Sneaking past security through some lush scenery.

And that is all very important for a game like Dawn of Prosperity where the idea is that you are a secret agent from H.E.L.P., an organization that is usually dedicated to protecting artifacts from ancient civilizations, but occasionally investigates other strange occurrences, such as a series of earthquakes that have recently struck a remote area of Montana near an old weather station. The observatory, as it turns out, has a hidden complex beneath it where several "gifted" teenage students are working on top secret projects that seem to be funded by two extraordinarily wealthy private citizens, one of whom has sinister plans for the experiments while the other is completely unaware of that.

It's the type of story that may seem cheesy if you think about it too hard, but the way the amazing scenery, animations, and use of 3D space make you feel like you really are a spy sneaking around and gathering evidence is what makes Dawn of Prosperity so compelling. Further complicating the mystery is that one of the students has gone missing, so you also have the urgency of finding her before the villains do.

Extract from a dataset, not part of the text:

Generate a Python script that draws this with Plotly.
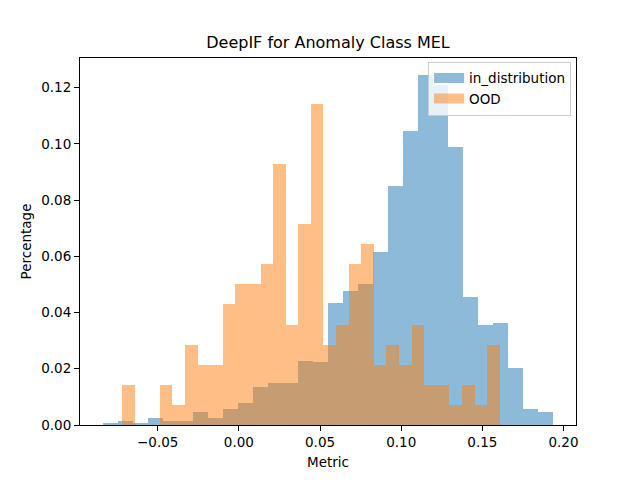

To top it off, the game is scored with a high-quality orchestral soundtrack that heightens the tension during crucial scenes, and you can download it from the extras for free. The voice acting is also impressive, despite not being provided by known professionals. I especially liked the talkative C3PO-like robot and so did my character. It's always nice when we agree.

The villain's own jovial robot naively provides assistance.

For the game itself, Dawn of Prosperity has some of the most varied hidden object scenes, which is a hallmark of Eipix. Some have the traditional lists, others use silhouettes, others have you find items based on clues in the dialogue, and still others have you find and use a succession of items within each scene to ultimately unveil something you need to progress elsewhere.

The puzzles are equally varied and though some are just new twists on old formulas, many are cleverly appropriate for the spy/agent theme (ie, bouncing a signal off satellites to stop a rogue program). There are also sidequests for hidden globes, fact cards, and morphing objects.

The areas where the students grew up evoke a sense of lost innocence amongst all the spy thriller shenanigans.

There are only a few regrets I have for Dawn of Prosperity, and one is that I would have liked to have seen more character development. We learn more about the students by investigating their living quarters than through direct interaction with them. Matt, the one who is most sympathetic to the villain's cause, only has a couple of lines. In fact, the bonus chapter feels like a missed opportunity to have expanded on students Matt and Sean, but instead you end up saving a couple of random characters who weren't even in the main game. (But at least it has the very memorable novelty of being chased down a hallway by an unsettling killer robot.)

Another issue that may or may not affect your overall enjoyment is that there are no Steam achievements, and if you miss any of the in-game achievements, you have to start a whole new profile to try for them again. I am honestly not sure why so many HOG's do not let you replay the game on the same profile. That's a standard that needs to go extinct.

You don't want to be around this robot if you're not Duncan.

When I originally reviewed Dawn of Prosperity for my defunct Capsule Reviews section, I gave it 3.5 stars. I am upping my score to better reflect my actual opinions since I am no longer catering to a crowd that doesn't like casual games. Even for a so-called "casual" game, Dawn of Prosperity has plenty of excitement and innovation. It doesn't have the "world-traveling" aspect of some of the other Hidden Expedition games, but makes up for it with its intriguing "secret underground city" setting, which despite looking futuristic, has a certain amount of antiquated technology lying around (like cassette and VHS tapes, and even a retro-style pinball machine) that generates a strange sense of nostalgia. If someone who doesn't typically play casual games were to play this one and dislike it, I'd say it could mean the genre is just not for them. But for fans of hidden object games and cinematic spy thrillers in general, I highly recommend it.